One of the more interesting technologies designed to address this archiving problem is Content Addressable Storage (CAS).
CAS systems, as the name suggests, store information based on the content and integrity of the data itself, whereas traditional systems store files according to the location of the file on disk.
Priced slightly higher than traditional storage, CAS solutions are designed to store data that has not been accessed in a long period of time, relegating it to a safer, more secure, but ultimately slower, storage medium.
“There is a key point in the lifecycle of data in which the information isn’t accessed anymore,” EMC product marketing director, Clive Gold, said. “It doesn’t need the split second access traditional storage provides.
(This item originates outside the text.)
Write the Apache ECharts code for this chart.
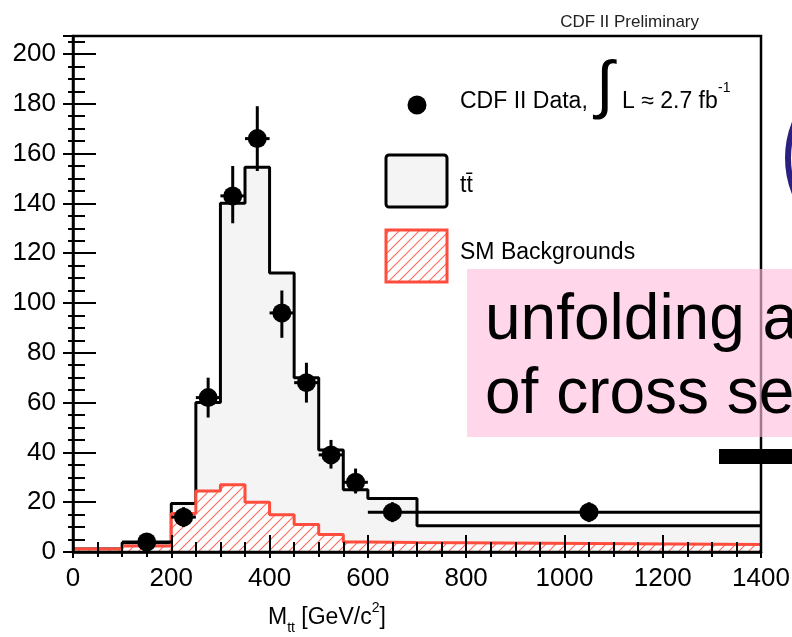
<!DOCTYPE html>
<html><head><meta charset="utf-8">
<script src="https://cdn.jsdelivr.net/npm/echarts@6.0.0/dist/echarts.min.js"></script>
<style>html,body{margin:0;padding:0;background:#fff}#c{width:792px;height:637px}</style>
</head><body><div id="c"></div>
<script>
// ---- data ----
const binEdges = [0, 100, 200, 250, 300, 350, 400, 450, 500, 550, 600, 700, 1400];
const ttStacked = [1.2, 3.7, 19.5, 60, 140, 154.5, 112, 70, 41, 25, 21.5, 10.5];
const smBackgrounds = [1.2, 2.4, 15.5, 24.5, 27, 20, 15, 11, 7, 4, 3.8, 3];
const dataX = [150, 225, 275, 325, 375, 425, 475, 525, 575, 650, 1050];
const dataY = [4, 14, 62, 143, 166, 96, 68, 39, 28, 16, 16];
const dataErrLow = [2, 10, 54, 132, 153, 86, 60, 33.5, 23.5, 12, 12];
const dataErrHigh = [6, 18, 70, 155, 179, 105, 76, 45, 33.5, 20, 20];
const dataXLow = [100, 200, 250, 300, 350, 400, 450, 500, 550, 600, 700];
const dataXHigh = [200, 250, 300, 350, 400, 450, 500, 550, 600, 700, 1400];
const xTicks = [0, 200, 400, 600, 800, 1000, 1200, 1400];
const yTicks = [0, 20, 40, 60, 80, 100, 120, 140, 160, 180, 200];

const FONT = '"Liberation Sans", Arial, Helvetica, sans-serif';
const RED = '#ff4d3d';

function stepData(vals) {
  return binEdges.map((e, i) => [e, i < vals.length ? vals[i] : vals[vals.length - 1]]);
}
function hatchCanvas() {
  const c = document.createElement('canvas');
  c.width = 10; c.height = 10;
  const g = c.getContext('2d');
  g.fillStyle = '#fff'; g.fillRect(0, 0, 10, 10);
  g.strokeStyle = '#ff6a5c'; g.lineWidth = 1.1;
  g.beginPath();
  g.moveTo(-1, 11); g.lineTo(11, -1);
  g.moveTo(-6, 6); g.lineTo(6, -6);
  g.moveTo(4, 16); g.lineTo(16, 4);
  g.stroke();
  return c;
}
const hatch = { image: hatchCanvas(), repeat: 'repeat' };

const xMin = xTicks[0], xMax = xTicks[xTicks.length - 1];
const yMax = 207.2;

const chart = echarts.init(document.getElementById('c'), null, { renderer: 'canvas' });
const tickX = (inside, len, mlen, withLabel) => ({
  type: 'value', position: 'bottom', min: xMin, max: xMax, interval: 200, z: 10,
  axisLine: { show: withLabel, onZero: false, lineStyle: { color: '#000', width: 2.5 } },
  axisTick: { show: true, inside: inside, length: len, lineStyle: { color: '#000', width: 2 } },
  minorTick: { show: true, splitNumber: 4, length: mlen, lineStyle: { color: '#000', width: 2 } },
  axisLabel: withLabel ? { show: true, color: '#000', fontSize: 26, fontFamily: FONT, margin: 14,
    formatter: v => xTicks.includes(v) ? String(v) : '' } : { show: false },
  splitLine: { show: false }, minorSplitLine: { show: false }
});
const tickY = (interval, inside, len, withLabel) => ({
  type: 'value', position: 'left', min: 0, max: yMax, interval: interval, z: 10,
  axisLine: { show: withLabel, onZero: false, lineStyle: { color: '#000', width: 2.5 } },
  axisTick: { show: true, inside: inside, length: len, lineStyle: { color: '#000', width: 2 } },
  axisLabel: withLabel ? { show: true, color: '#000', fontSize: 26, fontFamily: FONT, margin: 17,
    formatter: v => yTicks.includes(v) ? String(v) : '' } : { show: false },
  splitLine: { show: false }
});

chart.setOption({
  animation: false,
  backgroundColor: '#fff',
  title: { text: 'CDF II Preliminary', right: 88, top: 9,
    textStyle: { fontSize: 17, fontWeight: 'normal', color: '#222', fontFamily: FONT } },
  grid: { left: 73, right: 31, top: 36, bottom: 85, show: true, z: 10,
    borderColor: '#000', borderWidth: 2.5, backgroundColor: 'transparent', outerBoundsMode: 'none' },
  xAxis: [tickX(true, 17, 10, true), tickX(false, 6, 5, false)],
  yAxis: [tickY(20, false, 10, true), tickY(20, true, 23, false), tickY(5, false, 5, false), tickY(5, true, 12, false)],
  series: [
    { name: 'tt', type: 'line', step: 'end', data: stepData(ttStacked), symbol: 'none',
      lineStyle: { color: '#000', width: 3 }, areaStyle: { color: '#f4f4f4', opacity: 1 }, z: 2 },
    { name: 'SM Backgrounds', type: 'line', step: 'end', data: stepData(smBackgrounds), symbol: 'none',
      lineStyle: { color: RED, width: 3 }, areaStyle: { color: hatch, opacity: 1 }, z: 3 },
    { name: 'errors', type: 'custom', z: 4,
      data: dataX.map((x, i) => [x, dataY[i], dataErrLow[i], dataErrHigh[i], dataXLow[i], dataXHigh[i]]),
      encode: { x: 0, y: 1 },
      renderItem: function (params, api) {
        const lo = api.coord([api.value(0), api.value(2)]);
        const hi = api.coord([api.value(0), api.value(3)]);
        const l = api.coord([api.value(4), api.value(1)]);
        const r = api.coord([api.value(5), api.value(1)]);
        return { type: 'group', children: [
          { type: 'line', shape: { x1: lo[0], y1: lo[1], x2: hi[0], y2: hi[1] }, style: { stroke: '#000', lineWidth: 3 } },
          { type: 'line', shape: { x1: l[0], y1: l[1], x2: r[0], y2: r[1] }, style: { stroke: '#000', lineWidth: 3 } }
        ] };
      } },
    { name: 'CDF II Data', type: 'scatter', z: 5, symbol: 'circle', symbolSize: 19,
      itemStyle: { color: '#000', opacity: 1 }, emphasis: { disabled: true },
      data: dataX.map((x, i) => [x, dataY[i]]) }
  ],
  graphic: [
    // legend
    { type: 'circle', z: 50, shape: { cx: 417, cy: 105, r: 9.5 }, style: { fill: '#000' } },
    { type: 'text', z: 50, left: 460, top: 90, style: { text: 'CDF II Data,', fontSize: 23, fontFamily: FONT, fill: '#000' } },
    { type: 'text', z: 50, left: 596, top: 56, style: { text: '\u222B', fontSize: 64, fontFamily: FONT, fill: '#000' } },
    { type: 'text', z: 50, left: 622, top: 90, style: { text: 'L \u2248 2.7 fb', fontSize: 23, fontFamily: FONT, fill: '#000' } },
    { type: 'text', z: 50, left: 718, top: 81, style: { text: '-1', fontSize: 14, fontFamily: FONT, fill: '#000' } },
    { type: 'rect', z: 50, shape: { x: 386, y: 155, width: 61, height: 52, r: 3 }, style: { fill: '#f4f4f4', stroke: '#000', lineWidth: 3 } },
    { type: 'text', z: 50, left: 460, top: 174, style: { text: 'tt\u0304', fontSize: 23, fontFamily: FONT, fill: '#000' } },
    { type: 'rect', z: 50, shape: { x: 386, y: 230, width: 61, height: 52 }, style: { fill: hatch, stroke: RED, lineWidth: 3 } },
    { type: 'text', z: 50, left: 460, top: 241, style: { text: 'SM Backgrounds', fontSize: 23, fontFamily: FONT, fill: '#000' } },
    // x axis title
    { type: 'text', z: 50, left: 268, top: 601, style: {
      text: '{a|M}{b|tt}{a| [GeV/c}{c|2}{a|]}', fontFamily: FONT, fill: '#000',
      rich: { a: { fontSize: 23, lineHeight: 34, verticalAlign: 'middle', fontFamily: FONT },
              b: { fontSize: 14, lineHeight: 14, verticalAlign: 'bottom', fontFamily: FONT },
              c: { fontSize: 14, lineHeight: 14, verticalAlign: 'top', fontFamily: FONT } } } },
    // overlays from the slide
    { type: 'circle', z: 100, shape: { cx: 883, cy: 158, r: 95 }, style: { fill: 'none', stroke: '#2b2080', lineWidth: 6 } },
    { type: 'rect', z: 100, shape: { x: 467, y: 269, width: 330, height: 168 }, style: { fill: 'rgba(255,190,222,0.63)' } },
    { type: 'text', z: 101, left: 485, top: 289, style: { text: 'unfolding a', fontSize: 64, fontFamily: FONT, fill: '#000' } },
    { type: 'text', z: 101, left: 485, top: 363, style: { text: 'of cross se', fontSize: 64, fontFamily: FONT, fill: '#000' } },
    { type: 'rect', z: 101, shape: { x: 719, y: 449, width: 80, height: 15 }, style: { fill: '#000' } }
  ]
});
</script>
</body></html>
“With traditional storage you have no way of guaranteeing a file hasn’t changed and you can only add as many drives [as the array will fit]. With CAS, the data is completely redundant of any independent node. You can scale theoretically forever, with new nodes working alongside old ones.”
CAS systems work hand-in-hand with content management tools, which determine what files have not been accessed within a given period of time (or within whatever policy rules the administrator creates) and assigns them to the CAS archive.
The real smarts, however, is when these tools are used in such a way that the user doesn’t even know their older files are being stored in a different system. The administrator might decide, for example, that after 30 or 40 days, email threads are moved off the Exchange server and into archive storage. Using some of the latest archiving tools to market, the email still appears to be in Exchange should the user perform a search. It can still be retrieved but just takes a little longer than if the file was still on the Exchange server.
Notably, though, none of the CAS vendors – EMC, Hitachi Data Systems or HP – has found a huge amount of traction in the Australian market to date. McIsaac claimed the high upfront cost of CAS has meant most sales have been limited to the top end of town such as banking, finance and healthcare.